(The task) From the first line of the data below through the line holding "const yTicks = [0.2, 0.3, 0.4, 0.5, 0.6, 0.7];", output each line exactly and leave the pictures out.

(Data supplied)

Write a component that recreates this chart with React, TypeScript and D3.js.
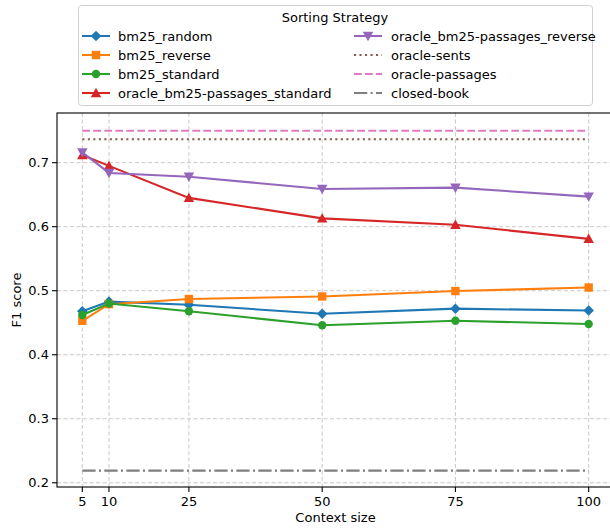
import React from "react";
import * as d3 from "d3";

const contextSizes = [5, 10, 25, 50, 75, 100];
const bm25Random = [0.468, 0.483, 0.478, 0.464, 0.472, 0.469];
const bm25Reverse = [0.453, 0.479, 0.487, 0.491, 0.4995, 0.505];
const bm25Standard = [0.462, 0.480, 0.468, 0.446, 0.453, 0.448];
const oracleStandard = [0.712, 0.695, 0.645, 0.613, 0.603, 0.581];
const oracleReverse = [0.716, 0.684, 0.678, 0.659, 0.661, 0.647];
const oracleSents = 0.7366;
const oraclePassages = 0.750;
const closedBook = 0.219;
const yTicks = [0.2, 0.3, 0.4, 0.5, 0.6, 0.7];

type Series = { name: string; values: number[]; color: string; marker: string };
const series: Series[] = [
  { name: "bm25_random", values: bm25Random, color: "#1f77b4", marker: "diamond" },
  { name: "bm25_reverse", values: bm25Reverse, color: "#ff7f0e", marker: "square" },
  { name: "bm25_standard", values: bm25Standard, color: "#2ca02c", marker: "circle" },
  { name: "oracle_bm25-passages_standard", values: oracleStandard, color: "#d62728", marker: "triUp" },
  { name: "oracle_bm25-passages_reverse", values: oracleReverse, color: "#9467bd", marker: "triDown" },
];
type HLine = { name: string; value: number; color: string; dash: string };
const hlines: HLine[] = [
  { name: "oracle-sents", value: oracleSents, color: "#8c564b", dash: "2.1,3.4" },
  { name: "oracle-passages", value: oraclePassages, color: "#e377c2", dash: "7.7,3.3" },
  { name: "closed-book", value: closedBook, color: "#7f7f7f", dash: "13.3,3.3,2.1,3.3" },
];

const L = 57, R = 614, T = 113, B = 487;
const FONT = "DejaVu Sans, sans-serif";

function Marker({ kind, x, y, color }: { kind: string; x: number; y: number; color: string }) {
  const s = 4.2;
  if (kind === "circle") return <circle cx={x} cy={y} r={s} fill={color} />;
  if (kind === "square") return <rect x={x - s} y={y - s} width={2 * s} height={2 * s} fill={color} />;
  if (kind === "diamond") {
    const d = s * 1.25;
    return <path d={`M${x},${y - d}L${x + d},${y}L${x},${y + d}L${x - d},${y}Z`} fill={color} />;
  }
  if (kind === "triUp") {
    const d = s * 1.25;
    return <path d={`M${x},${y - d}L${x + d},${y + d * 0.8}L${x - d},${y + d * 0.8}Z`} fill={color} />;
  }
  const d = s * 1.25;
  return <path d={`M${x},${y + d}L${x + d},${y - d * 0.8}L${x - d},${y - d * 0.8}Z`} fill={color} />;
}

export default function App() {
  const x = d3.scaleLinear().domain([0.25, 104.75]).range([L, R]);
  const y = d3.scaleLinear().domain([0.1934, 0.7776]).range([B, T]);
  const line = d3
    .line<number>()
    .x((_, i) => x(contextSizes[i]))
    .y((v) => y(v));

  const legendRows1 = series.slice(0, 4);
  const legendRows2: (Series | HLine)[] = [series[4], ...hlines];
  const rowY = (i: number) => 36 + i * 19;

  return (
    <svg width={610} height={529} style={{ position: "absolute", left: 0, top: 0, background: "#fff" }} fontFamily={FONT}>
      <rect x={0} y={0} width={610} height={529} fill="#fff" />
      {/* grid */}
      {contextSizes.map((c) => (
        <line key={"gx" + c} x1={x(c)} x2={x(c)} y1={T} y2={B} stroke="#c8c8c8" strokeWidth={1} strokeDasharray="4,2.5" />
      ))}
      {yTicks.map((t) => (
        <line key={"gy" + t} x1={L} x2={R} y1={y(t)} y2={y(t)} stroke="#c8c8c8" strokeWidth={1} strokeDasharray="4,2.5" />
      ))}
      {/* horizontal reference lines */}
      {hlines.map((h) => (
        <line key={h.name} x1={x(5)} x2={x(100)} y1={y(h.value)} y2={y(h.value)} stroke={h.color} strokeWidth={2.08} strokeDasharray={h.dash} />
      ))}
      {/* series */}
      {series.map((s) => (
        <g key={s.name}>
          <path d={line(s.values) || ""} fill="none" stroke={s.color} strokeWidth={2.08} />
          {s.values.map((v, i) => (
            <Marker key={i} kind={s.marker} x={x(contextSizes[i])} y={y(v)} color={s.color} />
          ))}
        </g>
      ))}
      {/* spines */}
      <rect x={L} y={T} width={R - L} height={B - T} fill="none" stroke="#000" strokeWidth={1.1} />
      {/* ticks */}
      {contextSizes.map((c) => (
        <g key={"tx" + c}>
          <line x1={x(c)} x2={x(c)} y1={B} y2={B + 5} stroke="#000" strokeWidth={1.1} />
          <text x={x(c)} y={B + 19} textAnchor="middle" fontSize={13} fill="#000">{c}</text>
        </g>
      ))}
      {yTicks.map((t) => (
        <g key={"ty" + t}>
          <line x1={L - 5} x2={L} y1={y(t)} y2={y(t)} stroke="#000" strokeWidth={1.1} />
          <text x={L - 8} y={y(t) + 4.6} textAnchor="end" fontSize={13} fill="#000">{t.toFixed(1)}</text>
        </g>
      ))}
      <text x={(L + R) / 2} y={522} textAnchor="middle" fontSize={13} fill="#000">Context size</text>
      <text transform={`translate(21,${(T + B) / 2}) rotate(-90)`} textAnchor="middle" fontSize={13} fill="#000">F1 score</text>
      {/* legend */}
      <rect x={78.5} y={5.5} width={514} height={100} rx={3} fill="#fff" fillOpacity={0.85} stroke="#d0d0d0" strokeWidth={1} />
      <text x={335} y={22} textAnchor="middle" fontSize={13} fill="#000">Sorting Strategy</text>
      {legendRows1.map((s, i) => (
        <g key={"l1" + s.name}>
          <line x1={82} x2={110} y1={rowY(i)} y2={rowY(i)} stroke={s.color} strokeWidth={2.08} />
          <Marker kind={s.marker} x={96} y={rowY(i)} color={s.color} />
          <text x={118} y={rowY(i) + 4.6} fontSize={13} fill="#000">{s.name}</text>
        </g>
      ))}
      {legendRows2.map((s, i) => (
        <g key={"l2" + s.name}>
          {"marker" in s ? (
            <>
              <line x1={354} x2={382} y1={rowY(i)} y2={rowY(i)} stroke={s.color} strokeWidth={2.08} />
              <Marker kind={s.marker} x={368} y={rowY(i)} color={s.color} />
            </>
          ) : (
            <line x1={354} x2={382} y1={rowY(i)} y2={rowY(i)} stroke={s.color} strokeWidth={2.08} strokeDasharray={s.dash} />
          )}
          <text x={391} y={rowY(i) + 4.6} fontSize={13} fill="#000">{s.name}</text>
        </g>
      ))}
    </svg>
  );
}
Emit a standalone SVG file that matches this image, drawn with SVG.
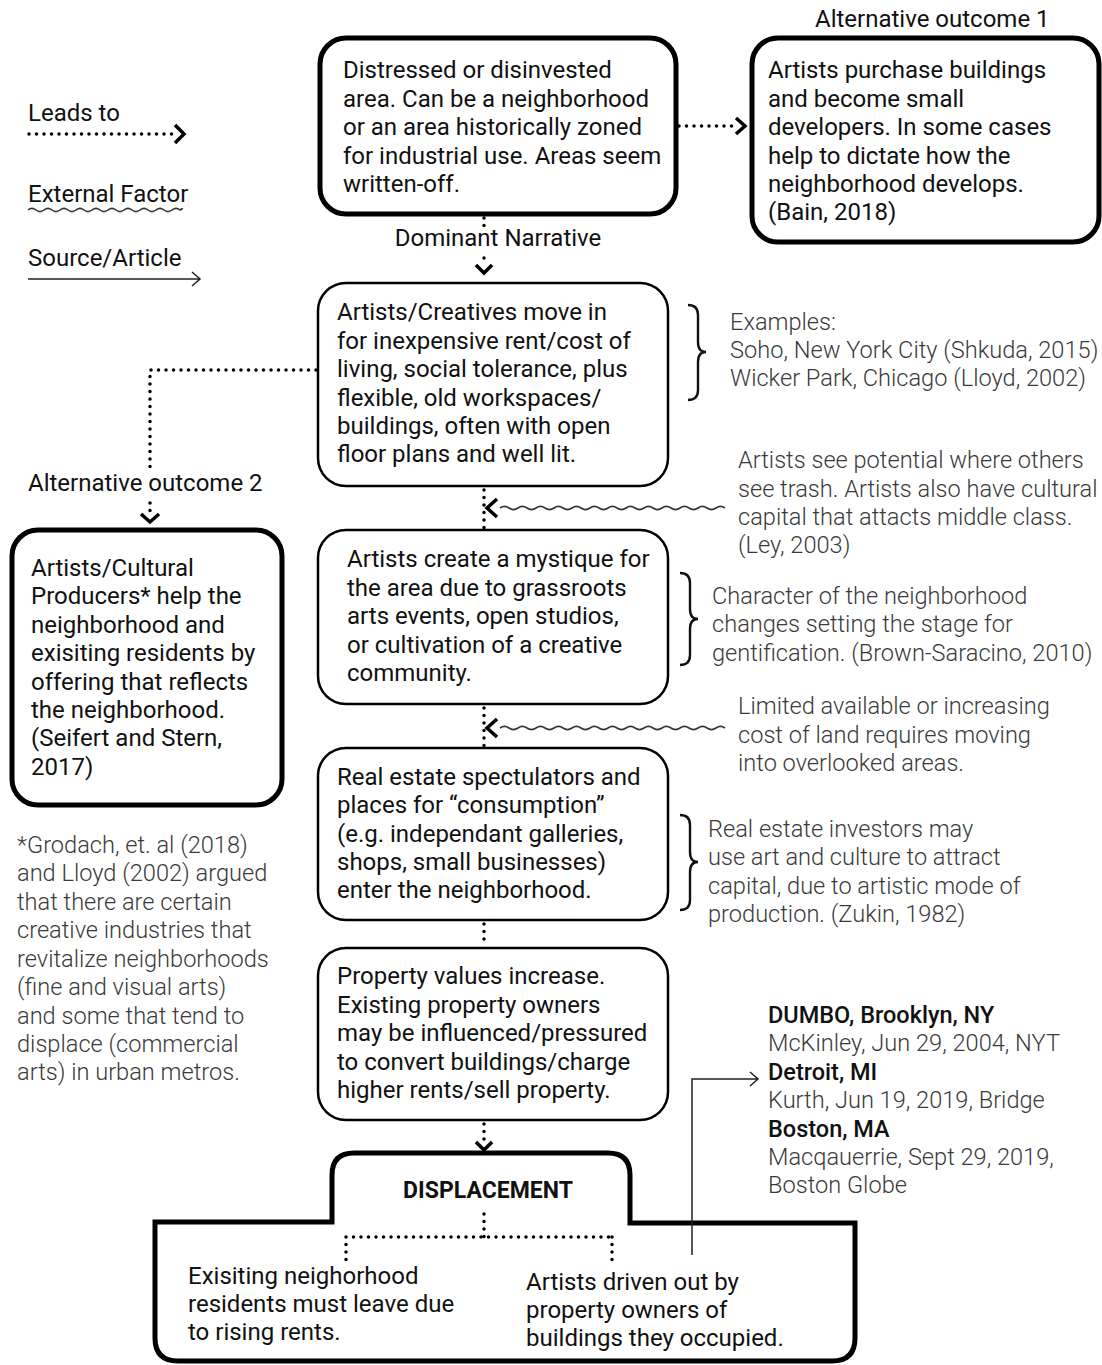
<svg xmlns="http://www.w3.org/2000/svg" width="1102" height="1365" viewBox="0 0 1102 1365">
<style>
.t{font-family:Roboto,"Liberation Sans",sans-serif;font-size:24px;fill:#111}
.s{font-family:Roboto,"Liberation Sans",sans-serif;font-size:23.5px;fill:#111;font-weight:500}
.l{font-family:Roboto,"Liberation Sans",sans-serif;font-size:23.6px;fill:#3a3a3a;font-weight:300}
.b{font-family:Roboto,"Liberation Sans",sans-serif;font-size:23px;fill:#111;font-weight:bold}
.thick{fill:#fff;stroke:#000;stroke-width:5}
.thin{fill:#fff;stroke:#000;stroke-width:2.5}
.dot{fill:none;stroke:#000;stroke-width:3.5;stroke-linecap:round;stroke-dasharray:0 7.5}
.chev{fill:none;stroke:#000;stroke-width:3.5;stroke-linejoin:miter}
.wave{fill:none;stroke:#333;stroke-width:1.6}
.src{fill:none;stroke:#222;stroke-width:1.5}
.brace{fill:none;stroke:#111;stroke-width:2.4}
</style>
<g id="legend">
<text class="t" x="28" y="121">Leads to</text>
<path class="dot" d="M29,134 H172"/>
<path class="chev" d="M175,125 L184,134 L175,143"/>
<text class="t" x="28" y="202">External Factor</text>
<path class="wave" d="M28,210 q4,-3.2 8,0 t8,0 t8,0 t8,0 t8,0 t8,0 t8,0 t8,0 t8,0 t8,0 t8,0 t8,0 t8,0 t8,0 t8,0 t8,0 t8,0 t8,0 t8,0 q2,-1.5 3,-1"/>
<text class="t" x="28" y="266">Source/Article</text>
<path class="src" d="M28,279 H200 M192,272 L200,279 L192,286"/>
</g>
<g id="n1">
<rect class="thick" x="320" y="38" width="356" height="176" rx="26"/>
<text class="t"><tspan x="343" y="78">Distressed or disinvested</tspan><tspan x="343" y="107">area. Can be a neighborhood</tspan><tspan x="343" y="135">or an area historically zoned</tspan><tspan x="343" y="164">for industrial use. Areas seem</tspan><tspan x="343" y="192">written-off.</tspan></text>
</g>
<g id="alt1">
<text class="t" x="815" y="27">Alternative outcome 1</text>
<rect class="thick" x="752" y="38" width="347" height="204" rx="26"/>
<text class="t"><tspan x="768" y="78">Artists purchase buildings</tspan><tspan x="768" y="107">and become small</tspan><tspan x="768" y="135">developers. In some cases</tspan><tspan x="768" y="164">help to dictate how the</tspan><tspan x="768" y="192">neighborhood develops.</tspan><tspan x="768" y="220">(Bain, 2018)</tspan></text>
</g>
<g id="dominant">
<text class="t" x="498" y="246" text-anchor="middle">Dominant Narrative</text>
</g>
<g id="n2">
<rect class="thin" x="318" y="283" width="350" height="203" rx="28"/>
<text class="t"><tspan x="337" y="320">Artists/Creatives move in</tspan><tspan x="337" y="349">for inexpensive rent/cost of</tspan><tspan x="337" y="377">living, social tolerance, plus</tspan><tspan x="337" y="406">flexible, old workspaces/</tspan><tspan x="337" y="434">buildings, often with open</tspan><tspan x="337" y="462">floor plans and well lit.</tspan></text>
</g>
<g id="examples">
<text class="l"><tspan x="730" y="330">Examples:</tspan><tspan x="730" y="358">Soho, New York City (Shkuda, 2015)</tspan><tspan x="730" y="386">Wicker Park, Chicago (Lloyd, 2002)</tspan></text>
</g>
<g id="alt2">
<text class="t" x="28" y="491">Alternative outcome 2</text>
<rect class="thick" x="12" y="530" width="270" height="275" rx="26"/>
<text class="t"><tspan x="31" y="576">Artists/Cultural</tspan><tspan x="31" y="604">Producers* help the</tspan><tspan x="31" y="633">neighborhood and</tspan><tspan x="31" y="661">exisiting residents by</tspan><tspan x="31" y="690">offering that reflects</tspan><tspan x="31" y="718">the neighborhood.</tspan><tspan x="31" y="746">(Seifert and Stern,</tspan><tspan x="31" y="775">2017)</tspan></text>
</g>
<g id="footnote">
<text class="l"><tspan x="17" y="853">*Grodach, et. al (2018)</tspan><tspan x="17" y="881">and Lloyd (2002) argued</tspan><tspan x="17" y="910">that there are certain</tspan><tspan x="17" y="938">creative industries that</tspan><tspan x="17" y="967">revitalize neighborhoods</tspan><tspan x="17" y="995">(fine and visual arts)</tspan><tspan x="17" y="1024">and some that tend to</tspan><tspan x="17" y="1052">displace (commercial</tspan><tspan x="17" y="1080">arts) in urban metros.</tspan></text>
</g>
<g id="ext1">
<text class="l"><tspan x="738" y="468">Artists see potential where others</tspan><tspan x="738" y="497">see trash. Artists also have cultural</tspan><tspan x="738" y="525">capital that attacts middle class.</tspan><tspan x="738" y="553">(Ley, 2003)</tspan></text>
</g>
<g id="n3">
<rect class="thin" x="318" y="530" width="350" height="174" rx="28"/>
<text class="t"><tspan x="347" y="567">Artists create a mystique for</tspan><tspan x="347" y="596">the area due to grassroots</tspan><tspan x="347" y="624">arts events, open studios,</tspan><tspan x="347" y="653">or cultivation of a creative</tspan><tspan x="347" y="681">community.</tspan></text>
</g>
<g id="char">
<text class="l"><tspan x="712" y="604">Character of the neighborhood</tspan><tspan x="712" y="632">changes setting the stage for</tspan><tspan x="712" y="661">gentification. (Brown-Saracino, 2010)</tspan></text>
</g>
<g id="ext2">
<text class="l"><tspan x="738" y="714">Limited available or increasing</tspan><tspan x="738" y="743">cost of land requires moving</tspan><tspan x="738" y="771">into overlooked areas.</tspan></text>
</g>
<g id="n4">
<rect class="thin" x="318" y="748" width="350" height="172" rx="28"/>
<text class="t"><tspan x="337" y="785">Real estate spectulators and</tspan><tspan x="337" y="813">places for “consumption”</tspan><tspan x="337" y="842">(e.g. independant galleries,</tspan><tspan x="337" y="870">shops, small businesses)</tspan><tspan x="337" y="898">enter the neighborhood.</tspan></text>
</g>
<g id="investors">
<text class="l"><tspan x="708" y="837">Real estate investors may</tspan><tspan x="708" y="865">use art and culture to attract</tspan><tspan x="708" y="894">capital, due to artistic mode of</tspan><tspan x="708" y="922">production. (Zukin, 1982)</tspan></text>
</g>
<g id="n5">
<rect class="thin" x="318" y="948" width="350" height="172" rx="28"/>
<text class="t"><tspan x="337" y="984">Property values increase.</tspan><tspan x="337" y="1013">Existing property owners</tspan><tspan x="337" y="1041">may be influenced/pressured</tspan><tspan x="337" y="1070">to convert buildings/charge</tspan><tspan x="337" y="1098">higher rents/sell property.</tspan></text>
</g>
<g id="sources">
<text class="s" x="768" y="1023">DUMBO, Brooklyn, NY</text>
<text class="l" x="768" y="1051">McKinley, Jun 29, 2004, NYT</text>
<text class="s" x="768" y="1080">Detroit, MI</text>
<text class="l" x="768" y="1108">Kurth, Jun 19, 2019, Bridge</text>
<text class="s" x="768" y="1137">Boston, MA</text>
<text class="l"><tspan x="768" y="1165">Macqauerrie, Sept 29, 2019,</tspan><tspan x="768" y="1193">Boston Globe</tspan></text>
</g>
<g id="displacement">
<path class="thick" d="M332,1222 V1175 Q332,1153 354,1153 H608 Q630,1153 630,1175 V1223 H855 V1338 Q855,1361 832,1361 H178 Q155,1361 155,1338 V1222 Z"/>
<text class="b" x="488" y="1198" text-anchor="middle">DISPLACEMENT</text>
<text class="t"><tspan x="188" y="1284">Exisiting neighorhood</tspan><tspan x="188" y="1312">residents must leave due</tspan><tspan x="188" y="1340">to rising rents.</tspan></text>
<text class="t"><tspan x="526" y="1290">Artists driven out by</tspan><tspan x="526" y="1318">property owners of</tspan><tspan x="526" y="1346">buildings they occupied.</tspan></text>
</g>
<g id="connectors">
<path class="dot" d="M679,126 H737"/>
<path class="chev" d="M736,118 L745,126 L736,134"/>
<path class="dot" d="M484,218 V228"/>
<path class="dot" d="M484,258 V263"/>
<path class="chev" d="M476,265 L484,273 L492,265"/>
<path class="dot" d="M316,370 H150 V468"/>
<path class="dot" d="M150,503 V512"/>
<path class="chev" d="M141,514 L150,522 L159,514"/>
<path class="dot" d="M484,490 V528"/>
<path class="chev" d="M497,499 L487,508 L497,517"/>
<path class="wave" d="M500,508 q4.5,-3.2 9,0 t9,0 t9,0 t9,0 t9,0 t9,0 t9,0 t9,0 t9,0 t9,0 t9,0 t9,0 t9,0 t9,0 t9,0 t9,0 t9,0 t9,0 t9,0 t9,0 t9,0 t9,0 t9,0 t9,0 t9,0"/>
<path class="dot" d="M484,708 V746"/>
<path class="chev" d="M497,719 L487,728 L497,737"/>
<path class="wave" d="M500,728 q4.5,-3.2 9,0 t9,0 t9,0 t9,0 t9,0 t9,0 t9,0 t9,0 t9,0 t9,0 t9,0 t9,0 t9,0 t9,0 t9,0 t9,0 t9,0 t9,0 t9,0 t9,0 t9,0 t9,0 t9,0 t9,0 t9,0"/>
<path class="dot" d="M484,924 V946"/>
<path class="dot" d="M484,1124 V1140"/>
<path class="chev" d="M476,1142 L484,1150 L492,1142"/>
<path class="dot" d="M484,1214 V1237 M346,1237 H612 M346,1237 V1262 M612,1237 V1262"/>
<path class="src" d="M692,1255 V1079 H758 M750,1072 L758,1079 L750,1086"/>
<path class="brace" d="M688,305 Q698,305 698,315 L698,342 Q698,352 706,352 Q698,352 698,362 L698,390 Q698,400 688,400"/>
<path class="brace" d="M680,573 Q690,573 690,583 L690,609 Q690,619 698,619 Q690,619 690,629 L690,655 Q690,665 680,665"/>
<path class="brace" d="M680,815 Q690,815 690,825 L690,852 Q690,862 698,862 Q690,862 690,872 L690,900 Q690,910 680,910"/>
</g>
</svg>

(Right answer)
Write a component that recreates this chart with React, TypeScript and D3.js.
import React from "react";
import * as d3 from "d3";

const contextSizes = [5, 10, 25, 50, 75, 100];
const bm25Random = [0.468, 0.483, 0.478, 0.464, 0.472, 0.469];
const bm25Reverse = [0.453, 0.479, 0.487, 0.491, 0.4995, 0.505];
const bm25Standard = [0.462, 0.480, 0.468, 0.446, 0.453, 0.448];
const oracleStandard = [0.712, 0.695, 0.645, 0.613, 0.603, 0.581];
const oracleReverse = [0.716, 0.684, 0.678, 0.659, 0.661, 0.647];
const oracleSents = 0.7366;
const oraclePassages = 0.750;
const closedBook = 0.219;
const yTicks = [0.2, 0.3, 0.4, 0.5, 0.6, 0.7];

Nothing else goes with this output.